Thanks for the help!

@chengchingwen
I trained my model and saved it:
@save joinpath(pwd(), "bert_model_ADAM_1.e-5.bson") bert_model

However, when I try to load BSON file, the following error occurs:
LoadError: UndefVarError: Transformers not defined Stacktrace: [1] (::BSON.var"#31#32")(m::Module, f::String) @ BSON C:\Users\User1\.julia\packages\BSON\N216E\src\extensions.jl:21

Also, does my saved model include wordpiece and tokenizer?

BSON.jl only save the data. You still need to using all the required packages (e.g. Transformers.jl, Flux.jl etc.). Besides, It would be problematic if you save the model with GPU data. I would recommend doing cpu_model = cpu(bert_model) and then BSON.@save the cpu_model.

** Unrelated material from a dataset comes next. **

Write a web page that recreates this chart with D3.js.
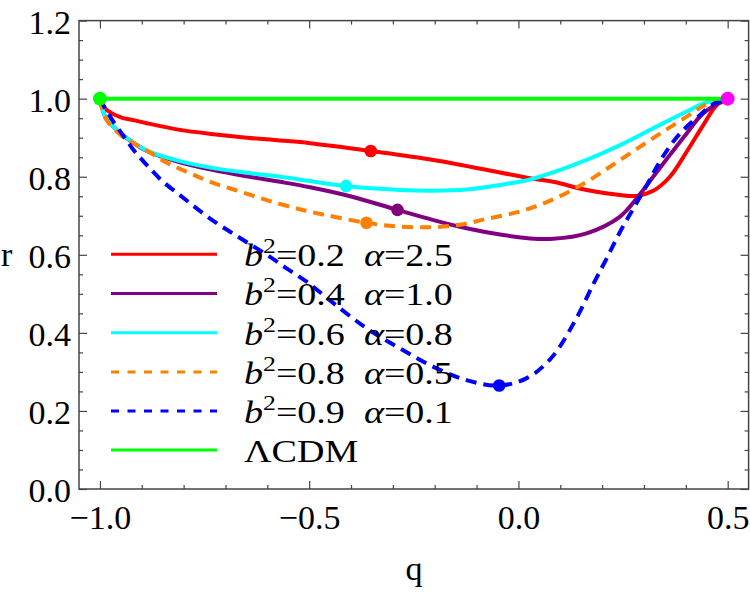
<!DOCTYPE html>
<html><head><meta charset="utf-8">
<script src="https://cdn.jsdelivr.net/npm/d3@7"></script>
<style>body{margin:0;background:#fff}svg{display:block}text{font-family:"Liberation Serif","Times New Roman",serif;fill:#000}</style>
</head><body>
<svg id="c" width="750" height="592"></svg>
<script>
// ---- data (q, r) ----
const redPts = [[-1,1],[-0.99,0.978],[-0.98,0.968],[-0.95,0.952],[-0.92,0.945],[-0.888,0.937],[-0.809,0.920],[-0.729,0.909],[-0.649,0.900],[-0.570,0.893],[-0.498,0.886],[-0.353,0.866],[-0.203,0.843],[-0.044,0.811],[0.028,0.796],[0.083,0.787],[0.163,0.766],[0.243,0.753],[0.283,0.751],[0.322,0.764],[0.362,0.800],[0.402,0.864],[0.442,0.933],[0.474,0.984],[0.5,1]];
const purplePts = [[-1,1],[-0.99,0.960],[-0.98,0.943],[-0.95,0.911],[-0.92,0.887],[-0.888,0.866],[-0.809,0.837],[-0.729,0.817],[-0.649,0.801],[-0.570,0.787],[-0.498,0.773],[-0.402,0.750],[-0.289,0.715],[-0.203,0.689],[-0.124,0.668],[-0.044,0.652],[0.028,0.642],[0.083,0.641],[0.163,0.655],[0.243,0.698],[0.283,0.745],[0.322,0.800],[0.362,0.856],[0.402,0.911],[0.442,0.963],[0.5,1]];
const cyanPts = [[-1,1],[-0.99,0.960],[-0.98,0.943],[-0.95,0.911],[-0.92,0.888],[-0.888,0.867],[-0.809,0.840],[-0.729,0.822],[-0.649,0.810],[-0.570,0.800],[-0.498,0.789],[-0.412,0.776],[-0.283,0.766],[-0.203,0.764],[-0.124,0.767],[-0.044,0.779],[0.028,0.793],[0.083,0.811],[0.163,0.843],[0.243,0.881],[0.322,0.924],[0.402,0.967],[0.450,0.991],[0.5,1]];
const orangePts = [[-1,1],[-0.99,0.957],[-0.98,0.939],[-0.96,0.916],[-0.944,0.901],[-0.888,0.867],[-0.840,0.836],[-0.785,0.809],[-0.729,0.784],[-0.665,0.762],[-0.601,0.740],[-0.538,0.721],[-0.496,0.710],[-0.363,0.682],[-0.283,0.672],[-0.203,0.671],[-0.140,0.677],[-0.076,0.692],[0.004,0.711],[0.083,0.742],[0.163,0.787],[0.243,0.843],[0.322,0.899],[0.402,0.954],[0.450,0.986],[0.5,1]];
const bluePts = [[-1,1],[-0.99,0.980],[-0.98,0.962],[-0.968,0.941],[-0.944,0.905],[-0.920,0.869],[-0.888,0.830],[-0.849,0.787],[-0.809,0.753],[-0.769,0.719],[-0.729,0.687],[-0.689,0.659],[-0.649,0.632],[-0.601,0.600],[-0.554,0.565],[-0.506,0.531],[-0.442,0.476],[-0.363,0.412],[-0.283,0.360],[-0.203,0.313],[-0.124,0.279],[-0.046,0.265],[0.020,0.284],[0.078,0.335],[0.135,0.430],[0.179,0.525],[0.211,0.591],[0.243,0.659],[0.275,0.719],[0.307,0.779],[0.338,0.839],[0.370,0.890],[0.402,0.928],[0.434,0.958],[0.462,0.984],[0.5,1]];
const lcdmPts = [[-1,1],[0.5,1]];
const markQ = [-0.353,-0.289,-0.412,-0.363,-0.046];
const markR = [0.866,0.715,0.776,0.682,0.265];
const labelsB = ["0.2","0.4","0.6","0.8","0.9"];
const labelsA = ["2.5","1.0","0.8","0.5","0.1"];
const colors = ["#ff0000","#800080","#00ffff","#ff8000","#0000ff","#00ff00"];
const dashed = [false,false,false,true,true,false];
const xMajor = [-1,-0.5,0,0.5];
const yMajor = [0,0.2,0.4,0.6,0.8,1.0,1.2];

const svg = d3.select("#c");
const L=79, R=748.6, T=20.6, B=489;
const x = d3.scaleLinear().domain([-1.05,0.55]).range([L,R]);
const y = d3.scaleLinear().domain([0,1.2]).range([B,T]);

const xMinor = d3.range(-10,6).map(i=>i/10).filter(v=>!xMajor.some(m=>Math.abs(m-v)<1e-9));
const yMinor = d3.range(0,25).map(i=>i/20).filter(v=>!yMajor.some(m=>Math.abs(m-v)<1e-9));

function styleAxis(g){ g.select(".domain").remove(); g.selectAll("line").attr("stroke","#444").attr("stroke-width",1.2); }
const fmt = d3.format(".1f");
// bottom
svg.append("g").attr("transform",`translate(0,${B})`).call(d3.axisBottom(x).tickValues(xMajor).tickFormat(fmt).tickSize(-8).tickPadding(16)).call(styleAxis)
  .selectAll("text").attr("font-size",34).attr("font-family","Liberation Serif").attr("fill","#000");
svg.append("g").attr("transform",`translate(0,${B})`).call(d3.axisBottom(x).tickValues(xMinor).tickFormat("").tickSize(-4)).call(styleAxis);
// top
svg.append("g").attr("transform",`translate(0,${T})`).call(d3.axisTop(x).tickValues(xMajor).tickFormat("").tickSize(-8)).call(styleAxis);
svg.append("g").attr("transform",`translate(0,${T})`).call(d3.axisTop(x).tickValues(xMinor).tickFormat("").tickSize(-4)).call(styleAxis);
// left
svg.append("g").attr("transform",`translate(${L},0)`).call(d3.axisLeft(y).tickValues(yMajor).tickFormat(fmt).tickSize(-8).tickPadding(8)).call(styleAxis)
  .selectAll("text").attr("font-size",34).attr("font-family","Liberation Serif").attr("fill","#000").attr("dy","0.38em");
svg.append("g").attr("transform",`translate(${L},0)`).call(d3.axisLeft(y).tickValues(yMinor).tickFormat("").tickSize(-4)).call(styleAxis);
// right
svg.append("g").attr("transform",`translate(${R},0)`).call(d3.axisRight(y).tickValues(yMajor).tickFormat("").tickSize(-8)).call(styleAxis);
svg.append("g").attr("transform",`translate(${R},0)`).call(d3.axisRight(y).tickValues(yMinor).tickFormat("").tickSize(-4)).call(styleAxis);
// frame
svg.append("rect").attr("x",L).attr("y",T).attr("width",R-L).attr("height",B-T).attr("fill","none").attr("stroke","#444").attr("stroke-width",1.5);

// axis titles
svg.append("text").attr("x",414).attr("y",580).attr("text-anchor","middle").attr("font-size",34).text("q");
svg.append("text").attr("x",1).attr("y",266).attr("font-size",34).text("r");

// curves
const line = d3.line().x(d=>x(d[0])).y(d=>y(d[1])).curve(d3.curveCatmullRom.alpha(0.5));
const series = [redPts,purplePts,cyanPts,orangePts,bluePts,lcdmPts];
series.forEach((pts,i)=>{
  svg.append("path").datum(pts).attr("d",line).attr("fill","none").attr("stroke",colors[i])
    .attr("stroke-width",4).attr("stroke-dasharray",dashed[i]?"11,7":null);
});
// markers
markQ.forEach((q,i)=>{
  svg.append("circle").attr("cx",x(q)).attr("cy",y(markR[i])).attr("r",6.3).attr("fill",colors[i]);
});
svg.append("circle").attr("cx",x(-1)).attr("cy",y(1)).attr("r",7).attr("fill","#00ff00");
svg.append("circle").attr("cx",x(0.5)).attr("cy",y(1)).attr("r",7).attr("fill","#ff00ff");

// legend
const rowY = [254.3,293.5,332.7,372,411,450];
const lg = svg.append("g");
rowY.forEach((ry,i)=>{
  lg.append("line").attr("x1",111).attr("x2",217).attr("y1",ry).attr("y2",ry).attr("stroke",colors[i])
    .attr("stroke-width",3).attr("stroke-dasharray",dashed[i]?"8,8.5":null);
  const t = lg.append("text").attr("class","lt").attr("x",244).attr("y",ry+12).attr("font-size",31);
  if(i<5){
    t.append("tspan").attr("font-style","italic").text("b");
    t.append("tspan").attr("font-size",21).attr("dy",-13).text("2");
    t.append("tspan").attr("dy",13).text("=" + labelsB[i] + "\u00a0\u00a0");
    t.append("tspan").attr("font-style","italic").text("\u03b1");
    t.append("tspan").text("=" + labelsA[i]);
  } else {
    t.text("\u039bCDM");
  }
});
// stretch legend text to match measured width
const w0 = lg.select("text.lt").node().getComputedTextLength();
const sx = 209 / w0;
lg.selectAll("text.lt").attr("transform",function(){ return `translate(${244*(1-sx)},0) scale(${sx},1)`; });
</script>
</body></html>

No, since we only save the bert_model, but you can do @save joinpath(pwd(), "bert_model_ADAM_1.e-5.bson") bert_model tokenizer wordpiece to save them as one file. (remember you still need to using all the required packages as mentioned above)

@chengchingwen
Thanks again for the help.
I have a strange error when using saved bert_model. I load the trained model in another Julia project. Before running the model to make predictions, I perform some preprocessing and when I vectorized tokens:
E = model.embed(tok, segment)
following error occurs:
MethodError: no method matching (::Transformers.Basic.CompositeEmbedding

I have the same using as in the training project.